Indonesian President Joko Widodo, who hosted the summit, expressed his concerns of geopolitical tensions overshadowing the summit’s real goals when he stated that, “The G20 is not meant to be a political forum…it's meant to be about economics and development.” 

Although the Indonesian host aimed to focus on economic and development, President Biden traveled to the G20 summit with the intention of cooling down tensions between China and the U.S., while simultaneously hoping that such a rapprochement would further isolate Russia during its war in Ukraine. In focusing on Taiwan and Ukraine, President Xi and President Biden did in fact direct the focus to the geopolitical stage. However, their conversation was also incredibly revealing. Although the western media focused on an apparent positive meeting between the two world leaders, the meeting also further proved that China and the U.S. have two fundamentally incompatible views on the issue of Taiwan. Taiwan is at the very center of Chinese national interests, and the U.S. has consistently violated China’s red lines on Taiwan by sending congressional representatives to the island while also supplying the Taiwanese government with weapons. Despite the positive photo-op in Bali, the Biden administration has actively undermined China’s views on Taiwan over the past year. 

With respect to Ukraine, President Xi accurately emphasized the complexity of the issue and need for nuanced thinking and strategizing during periods of international crisis sparked by a conflict like the one in Ukraine. President Xi stated that wars produce no winners, that simple solutions cannot possibly solve complex issues like the one in Ukraine, and that confrontations between major powers should be avoided. 

President Xi’s statements reveal that the conflict in Ukraine, and its origins, are incredibly complex with long-lasting historical, ideological, geographical, and economic triggers and implications. Further, the U.S. and its allies have actively become more involved in the conflict by sending arms, and even sending special security forces to train and assist Ukrainians in their battles against the Russians, while also providing the Ukrainians with satellite-procured intelligence. That being said, President Xi’s concerns about international conflict allude that the war in Ukraine is a conflict that cannot easily be solved with U.S.-led narratives.
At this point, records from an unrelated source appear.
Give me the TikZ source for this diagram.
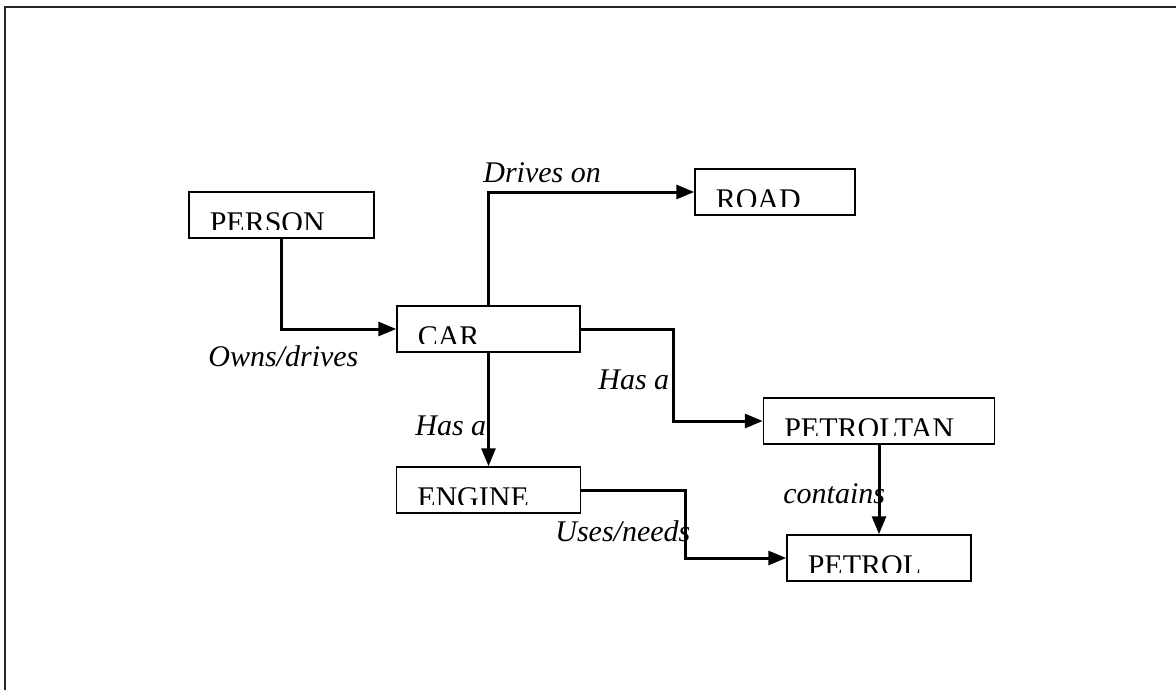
\documentclass[tikz,border=0pt]{standalone}
\usepackage{fontspec}
\setmainfont{Liberation Serif}
\usetikzlibrary{arrows.meta}
\tikzset{
  box/.style={draw, line width=0.75pt, minimum height=23pt, inner sep=0pt,
    path picture={
      \clip ([yshift=4.4pt]path picture bounding box.south west) rectangle (path picture bounding box.north east);
      \node[anchor=base west, inner sep=0pt, minimum width=0pt, minimum height=0pt, draw=none]
        at ([xshift=10pt,yshift=-20.3pt]path picture bounding box.north west) {#1};
    }},
  conn/.style={line width=1.5pt, -{Triangle[length=9pt,width=7pt]}},
  lbl/.style={anchor=base west, inner sep=0pt, font=\fontsize{15}{18}\selectfont\itshape},
  frame/.style={line width=1pt, black!85}
}
\begin{document}
\begin{tikzpicture}[x=0.5pt, y=-0.5pt, font=\fontsize{15}{18}\selectfont]
\useasboundingbox (0,0) rectangle (1176,690);
\draw[frame] (4.5,690) -- (4.5,7) -- (1176,7);

\node[box=PERSON, minimum width=92.5pt] (person) at (281.5,215) {};
\node[box=ROAD, minimum width=80pt] (road) at (775,192) {};
\node[box=CAR, minimum width=91.5pt] (car) at (488.5,329) {};
\node[box=PETROLTAN, minimum width=115.5pt] (tank) at (879,421) {};
\node[box=ENGINE, minimum width=92pt] (engine) at (488.5,490) {};
\node[box=PETROL, minimum width=92pt] (petrol) at (879,558) {};

\draw[conn] (person.south) |- (car.west);
\draw[conn] (car.north) |- (road.west);
\draw[conn] (car.east) -- ++(93,0) |- (tank.west);
\draw[conn] (car.south) -- (engine.north);
\draw[conn] (engine.east) -- ++(104,0) |- (petrol.west);
\draw[conn] (tank.south) -- (petrol.north);

\node[lbl] (l1) at (208,366) {Owns/drives};
\node[lbl] (l2) at (483,182) {Drives on};
\node[lbl] (l3) at (598,389) {Has a};
\node[lbl] (l4) at (415,435) {Has a};
\node[lbl] (l5) at (783,503) {contains};
\node[lbl] (l6) at (555,541) {Uses/needs};
\end{tikzpicture}
\end{document}
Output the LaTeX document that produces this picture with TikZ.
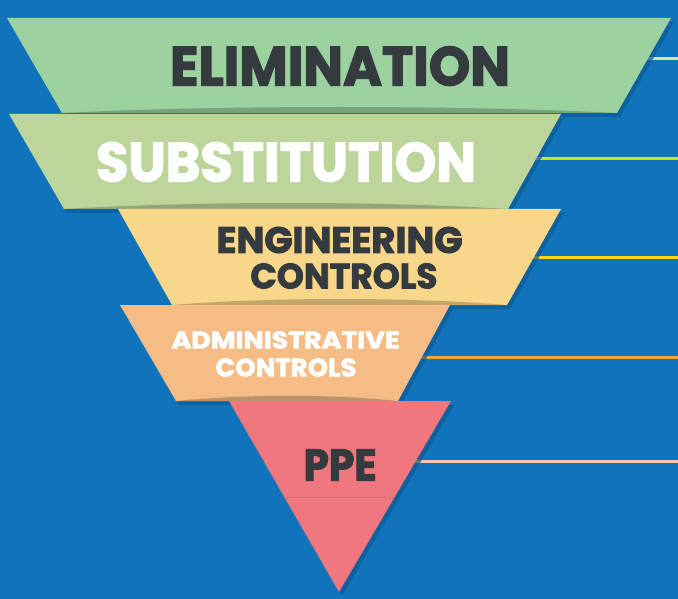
\documentclass[tikz,border=0pt]{standalone}
\usepackage{fontspec}
\setmainfont{Poppins}[BoldFeatures={FakeBold=2.5}]
\usepackage{graphicx}
\definecolor{bgblue}{HTML}{1174BA}
\definecolor{shblue}{HTML}{0B5A95}
\definecolor{cA}{HTML}{9CD1A0}
\definecolor{cB}{HTML}{BDD59A}
\definecolor{cC}{HTML}{F8D78A}
\definecolor{cD}{HTML}{F6BC86}
\definecolor{cE}{HTML}{F1777F}
\definecolor{lA}{HTML}{D6E59B}
\definecolor{lB}{HTML}{D9DC1C}
\definecolor{lC}{HTML}{F8D80C}
\definecolor{lD}{HTML}{F4A637}
\definecolor{lE}{HTML}{F6C4B4}
\definecolor{dtext}{HTML}{343A3E}
\tikzset{
  band/.style={draw=none},
  bandshadow/.style={fill=shblue, opacity=0.7},
  curl/.style={fill=black, opacity=0.22},
  tierline/.style={line width=3pt},
  lbl/.style={inner sep=0pt, font=\bfseries}
}
\begin{document}
\begin{tikzpicture}[x=1pt,y=-1pt]
\useasboundingbox (0,0) rectangle (678,599);
\fill[bgblue] (0,0) rectangle (678,599);

% named coordinates for connectors
\coordinate (eA) at (678,59);
\coordinate (eB) at (678,159);
\coordinate (eC) at (678,257);
\coordinate (eD) at (678,357);
\coordinate (eE) at (678,461);
\coordinate (sA) at (600,59);
\coordinate (sB) at (500,159);
\coordinate (sC) at (500,257);
\coordinate (sD) at (390,357);
\coordinate (sE) at (380,461);

\draw[tierline, lA] (sA) -- (eA);
\draw[tierline, lB] (sB) -- (eB);
\draw[tierline, lC] (sC) -- (eC);
\draw[tierline, lD] (sD) -- (eD);
\draw[tierline, lE] (sE) -- (eE);

% shadows
\begin{scope}[shift={(3,4)}]
\fill[bandshadow] (7,18) -- (671,18) -- (617,113) -- (62,113) -- cycle;
\fill[bandshadow] (9,114) -- (561,114) -- (508,209) -- (64,209) -- cycle;
\fill[bandshadow] (118,209) -- (561,209) -- (507,305) -- (172,305) -- cycle;
\fill[bandshadow] (120,305) -- (450,305) -- (398,401) -- (176,401) -- cycle;
\fill[bandshadow] (229,401) -- (451,401) -- (339,592) -- cycle;
\end{scope}

% bands
\fill[band, cA] (7,18) -- (671,18) -- (617,113) -- (62,113) -- cycle;
\fill[curl] (62,113) .. controls (220,105) and (460,105) .. (617,113) -- cycle;
\fill[band, cB] (9,114) -- (561,114) -- (508,209) -- (64,209) -- cycle;
\fill[curl] (64,209) .. controls (200,201) and (380,201) .. (508,209) -- cycle;
\fill[band, cC] (118,209) -- (561,209) -- (507,305) -- (172,305) -- cycle;
\fill[curl] (172,305) .. controls (270,297) and (410,297) .. (507,305) -- cycle;
\fill[band, cD] (120,305) -- (450,305) -- (398,401) -- (176,401) -- cycle;
\fill[curl] (176,401) .. controls (250,394) and (330,394) .. (398,401) -- cycle;
\fill[band, cE] (229,401) -- (451,401) -- (339,592) -- cycle;
\draw[line width=0.8pt, color=cE!80!black, opacity=0.5] (283,497) -- (395,497);

% labels
\node[lbl, text=dtext] (tA) at (340,66) {\resizebox{340pt}{39pt}{ELIMINATION}};
\node[lbl, text=white] (tB) at (286,162) {\resizebox{380pt}{39pt}{SUBSTITUTION}};
\node[lbl, text=dtext] (tC1) at (339.5,240) {\resizebox{246pt}{26pt}{ENGINEERING}};
\node[lbl, text=dtext] (tC2) at (344,276) {\resizebox{187pt}{25pt}{CONTROLS}};
\node[lbl, text=white] (tD1) at (285.5,340) {\resizebox{228pt}{17pt}{ADMINISTRATIVE}};
\node[lbl, text=white] (tD2) at (286,367.5) {\resizebox{141pt}{18pt}{CONTROLS}};
\node[lbl, text=dtext] (tE) at (340,465) {\resizebox{73pt}{31pt}{PPE}};
\end{tikzpicture}
\end{document}
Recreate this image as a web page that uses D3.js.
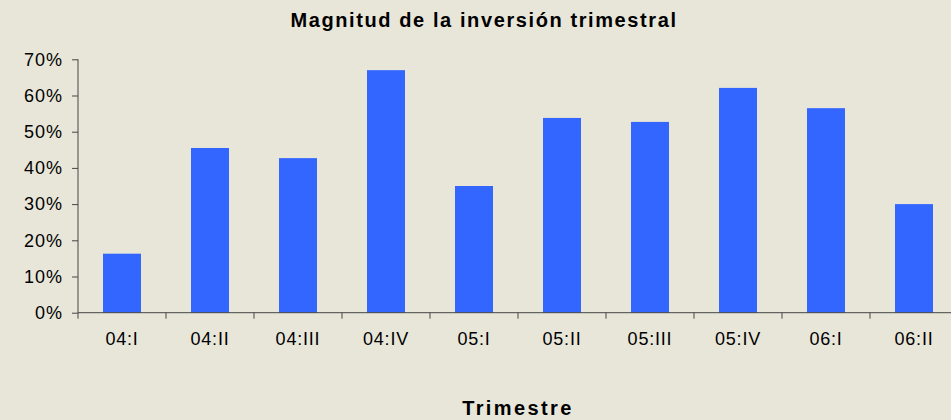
<!DOCTYPE html>
<html>
<head>
<meta charset="utf-8">
<script src="https://cdn.jsdelivr.net/npm/d3@7"></script>
<style>
  body { margin: 0; background: #e8e6d9; }
  svg { display: block; }
  text { font-family: "Liberation Sans", Arial, sans-serif; fill: #000; }
</style>
</head>
<body>
<svg id="chart"></svg>
<script>
// data
const categories = ['04:I', '04:II', '04:III', '04:IV', '05:I', '05:II', '05:III', '05:IV', '06:I', '06:II'];
const values = [0.163, 0.455, 0.427, 0.670, 0.350, 0.538, 0.527, 0.621, 0.565, 0.300];
const yTicks = [0, 0.1, 0.2, 0.3, 0.4, 0.5, 0.6, 0.7];
const title = 'Magnitud de la inversión trimestral';
const xTitle = 'Trimestre';

// set up constants
const width = 951;
const height = 420;
const margin = { top: 59.3, left: 78, bottom: 107.3 };
const step = 88;

const svg = d3.select('#chart')
  .attr('width', width)
  .attr('height', height);

svg.append('rect')
  .attr('width', width)
  .attr('height', height)
  .attr('fill', '#e8e6d9');

// scales (plot runs past the right edge, like the original)
const xBand = d3.scaleBand()
  .domain(categories)
  .range([margin.left, margin.left + step * categories.length])
  .paddingInner(50 / 88)
  .paddingOuter(25 / 88);

const xEdge = d3.scaleBand()
  .domain(categories)
  .range([margin.left, margin.left + step * categories.length]);

const yScale = d3.scaleLinear()
  .domain([0, 0.7])
  .range([height - margin.bottom, margin.top]);

// bars
svg.selectAll('.bar')
  .data(values)
  .enter()
  .append('rect')
  .attr('class', 'bar')
  .attr('x', (d, i) => xBand(categories[i]))
  .attr('width', xBand.bandwidth())
  .attr('y', d => yScale(d))
  .attr('height', d => yScale(0) - yScale(d))
  .attr('fill', '#3366ff');

// y axis
const yAxis = d3.axisLeft(yScale)
  .tickValues(yTicks)
  .tickFormat(d3.format('.0%'))
  .tickSize(6)
  .tickPadding(9);

const gy = svg.append('g')
  .attr('transform', `translate(${margin.left},0)`)
  .call(yAxis);
gy.select('.domain').attr('stroke', '#444').attr('d', `M0,${yScale(0)}V${yScale(0.7)}`);
gy.selectAll('.tick line').attr('stroke', '#444');
gy.selectAll('.tick text')
  .attr('font-size', 18)
  .attr('letter-spacing', 1)
  .attr('fill', '#000');

// x axis: labels at centres, ticks at category edges
const xAxis = d3.axisBottom(xBand)
  .tickSize(0)
  .tickPadding(20);

const gx = svg.append('g')
  .attr('transform', `translate(0,${yScale(0)})`)
  .call(xAxis);
gx.select('.domain').attr('stroke', '#444').attr('d', `M${margin.left},0H${width}`);
gx.selectAll('.tick text')
  .attr('font-size', 18)
  .attr('letter-spacing', 0.8)
  .attr('fill', '#000');

gx.selectAll('.edge')
  .data(categories)
  .enter()
  .append('line')
  .attr('class', 'edge')
  .attr('x1', d => xEdge(d))
  .attr('x2', d => xEdge(d))
  .attr('y1', 0)
  .attr('y2', 6)
  .attr('stroke', '#444');

// titles
svg.append('text')
  .attr('x', 484)
  .attr('y', 27)
  .attr('text-anchor', 'middle')
  .attr('font-size', 20)
  .attr('font-weight', 'bold')
  .attr('letter-spacing', 1.6)
  .text(title);

svg.append('text')
  .attr('x', 518)
  .attr('y', 415)
  .attr('text-anchor', 'middle')
  .attr('font-size', 20)
  .attr('font-weight', 'bold')
  .attr('letter-spacing', 2.4)
  .text(xTitle);
</script>
</body>
</html>
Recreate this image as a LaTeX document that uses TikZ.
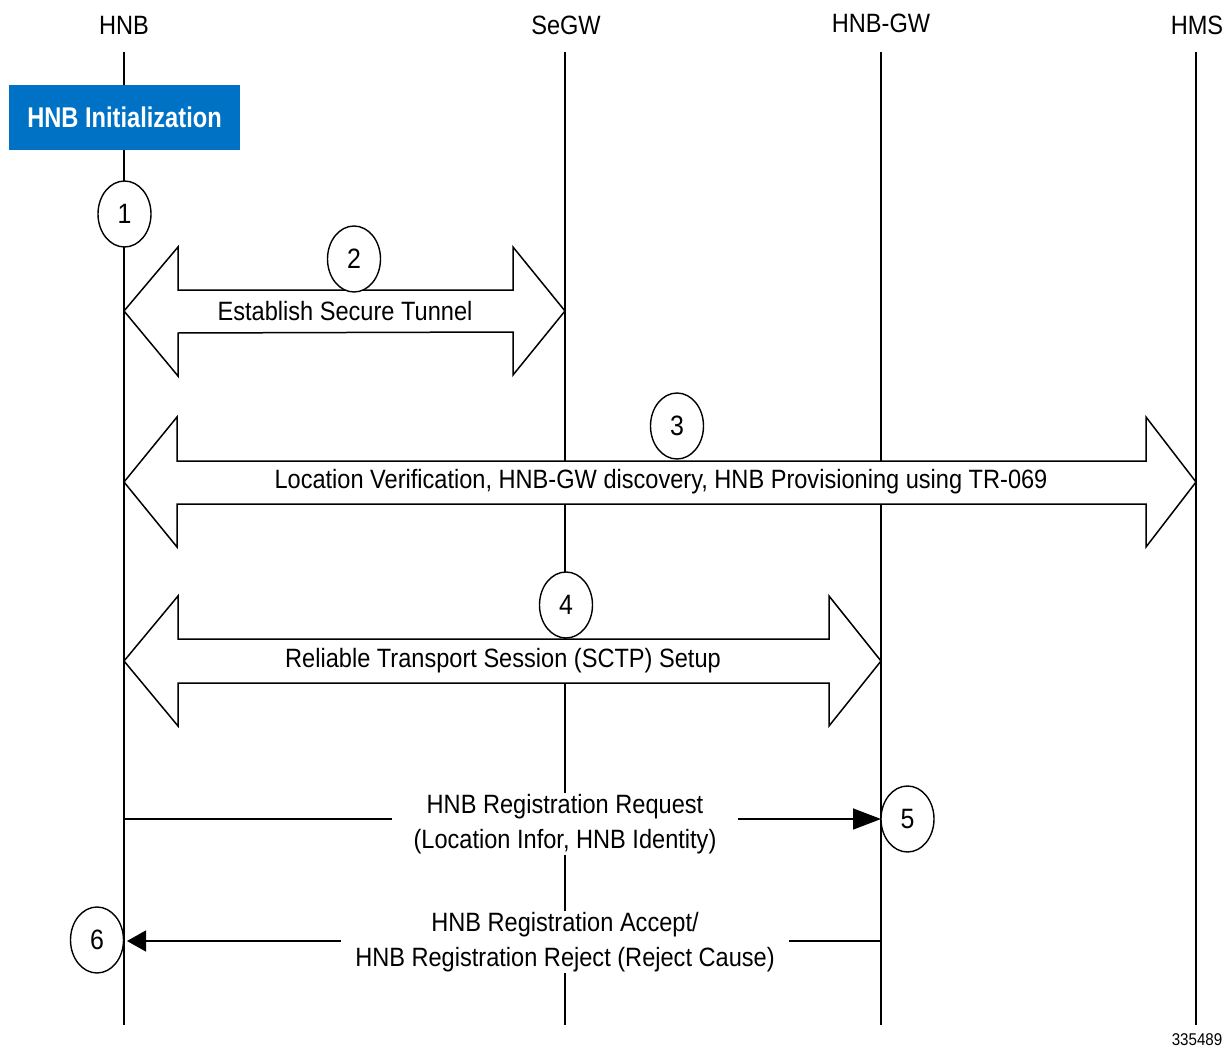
\documentclass[tikz,border=0pt]{standalone}
\usepackage{fontspec}
\setmainfont{Liberation Sans}[FakeStretch=0.89]
\usetikzlibrary{shapes.geometric,arrows.meta,calc}
\definecolor{ciscoblue}{RGB}{0,114,198}
\tikzset{
  lbl/.style={font=\fontsize{26.5}{35}\selectfont, inner sep=0pt},
  life/.style={line width=1.6pt},
  stepnum/.style={ellipse, draw, line width=1.4pt, fill=white, minimum width=53pt, minimum height=66pt, inner sep=0pt, font=\fontsize{28}{30}\selectfont},
  bigarrow/.style={draw, line width=1.5pt, fill=white, line join=miter},
  msg/.style={line width=1.5pt},
  msgtext/.style={fill=white, align=center, font=\fontsize{26.5}{35}\selectfont, inner ysep=1pt},
  initbox/.style={fill=ciscoblue, text=white, minimum width=231pt, minimum height=65pt, inner sep=0pt, font=\fontsize{28.5}{30}\selectfont\bfseries},
}
\begin{document}
\begin{tikzpicture}[x=1pt,y=-1pt]
\useasboundingbox (0,0) rectangle (1229,1049);
% lifeline headers
\node[lbl] (hnb) at (124,25) {HNB};
\node[lbl] (segw) at (566,25) {SeGW};
\node[lbl] (hnbgw) at (881,23) {HNB-GW};
\node[lbl] (hms) at (1197,25) {HMS};
% lifeline ends
\coordinate (hnbT) at (124,52);  \coordinate (hnbB) at (124,1025);
\coordinate (segwT) at (565,52); \coordinate (segwB) at (565,1025);
\coordinate (gwT) at (881,52);   \coordinate (gwB) at (881,1025);
\coordinate (hmsT) at (1196,52); \coordinate (hmsB) at (1196,1025);
\draw[life] (hnbT) -- (hnbB);
\draw[life] (segwT) -- (segwB);
\draw[life] (gwT) -- (gwB);
\draw[life] (hmsT) -- (hmsB);
% init box
\node[initbox] (init) at (124.5,117.5) {\addfontfeature{FakeStretch=0.83}HNB Initialization};
% step 1
\node[stepnum] (s1) at (124.5,214) {1};
% arrow 2: HNB <-> SeGW
\coordinate (a2L) at (124,311); \coordinate (a2R) at (565,311);
\draw[bigarrow] (a2L) -- ++(54,-64) -- ++(0,43) -- ($(a2R)+(-52,-21)$) -- ++(0,-43) -- (a2R) -- ++(-52,64) -- ++(0,-43) -- ($(a2L)+(54,22)$) -- ++(0,43) -- cycle;
\node[stepnum] (s2) at (354,259) {2};
\node[lbl] (t2) at (345,311) {Establish Secure Tunnel};
% arrow 3: HNB <-> HMS
\coordinate (a3L) at (124,482); \coordinate (a3R) at (1196,482);
\draw[bigarrow] (a3L) -- ++(53,-65) -- ++(0,44) -- ($(a3R)+(-50,-21)$) -- ++(0,-44) -- (a3R) -- ++(-50,65) -- ++(0,-43) -- ($(a3L)+(53,22)$) -- ++(0,43) -- cycle;
\node[stepnum] (s3) at (677,426) {3};
\node[lbl] (t3) at (661,482) {Location Verification, HNB-GW discovery, HNB Provisioning using TR-069};
% arrow 4: HNB <-> HNB-GW
\coordinate (a4L) at (124,661); \coordinate (a4R) at (881,661);
\draw[bigarrow] (a4L) -- ++(54,-65) -- ++(0,43) -- ($(a4R)+(-52,-22)$) -- ++(0,-43) -- (a4R) -- ++(-52,65) -- ++(0,-43) -- ($(a4L)+(54,22)$) -- ++(0,43) -- cycle;
\node[stepnum] (s4) at (566,605) {4};
\node[lbl] (t4) at (503,661) {Reliable Transport Session (SCTP) Setup};
% message 5
\coordinate (m5L) at (124,819); \coordinate (m5R) at (881,819);
\draw[msg, -{Triangle[length=28pt,width=21pt]}] (m5L) -- (m5R);
\node[msgtext, inner xsep=22pt] (t5) at (565,824) {HNB Registration Request\\(Location Infor, HNB Identity)};
\node[stepnum] (s5) at (907.5,819) {5};
% message 6
\coordinate (m6L) at (127,941); \coordinate (m6R) at (881,941);
\draw[msg, -{Triangle[length=19pt,width=21pt]}] (m6R) -- (m6L);
\node[msgtext, inner xsep=14pt] (t6) at (565,942) {HNB Registration Accept/\\HNB Registration Reject (Reject Cause)};
\node[stepnum] (s6) at (97,940) {6};
% figure id
\node[font=\fontsize{17}{18}\selectfont, inner sep=0pt] (fid) at (1197,1040) {335489};
\end{tikzpicture}
\end{document}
Later on, the U.S. media spun a joint statement condemning potential nuclear war, into a joint-condemnation of Russia, which never happened. 

President Xi later was quoted as telling Biden that, “a statesman should think about and know where to lead his country. He should also think about and know how to get along with other countries and the wider world… Instead of talking in one way and acting in another, the United States needs to honor its commitments with concrete action.” Such a statement is obviously referencing Washington’s contradictory statements and actions related to Taiwan. The Biden administration actively states that it hopes to respect China’s territorial convictions, but simultaneously arms Taiwan. Biden has also stated, on four occasions, that the U.S. would defend Taiwan in a potential war against the mainland, while simultaneously stating at the G20 summit that the U.S. respects the One China Policy. In many ways, similar U.S. statements about NATO expansion littered the previous decades, while simultaneously expanding the military alliance eastward toward the Russian border. It is likely that Beijing is terrified that the U.S. is pursuing the same strategy with respect to Taiwan. 

In many ways, Indonesian President Joko Widodo’s fears were completely valid. Geopolitical tensions overshadowed the central objectives of the G20 summit, while the rest of the world watches inflation and energy prices crater living standards across the globe. If Washington continues to hold an uncompromising position toward both China and Russia, then conflict is inevitable over the next decades because Beijing has clearly stated its priorities and red lines. The world should hope and pray that Washington does not ignore the concerns of its Chinese counterparts in the same way that multiple U.S. administrations ignored the concerns of its Russian partners, because a conflict in and around Taiwan could potentially damage the world economy much more than that of the war in Ukraine.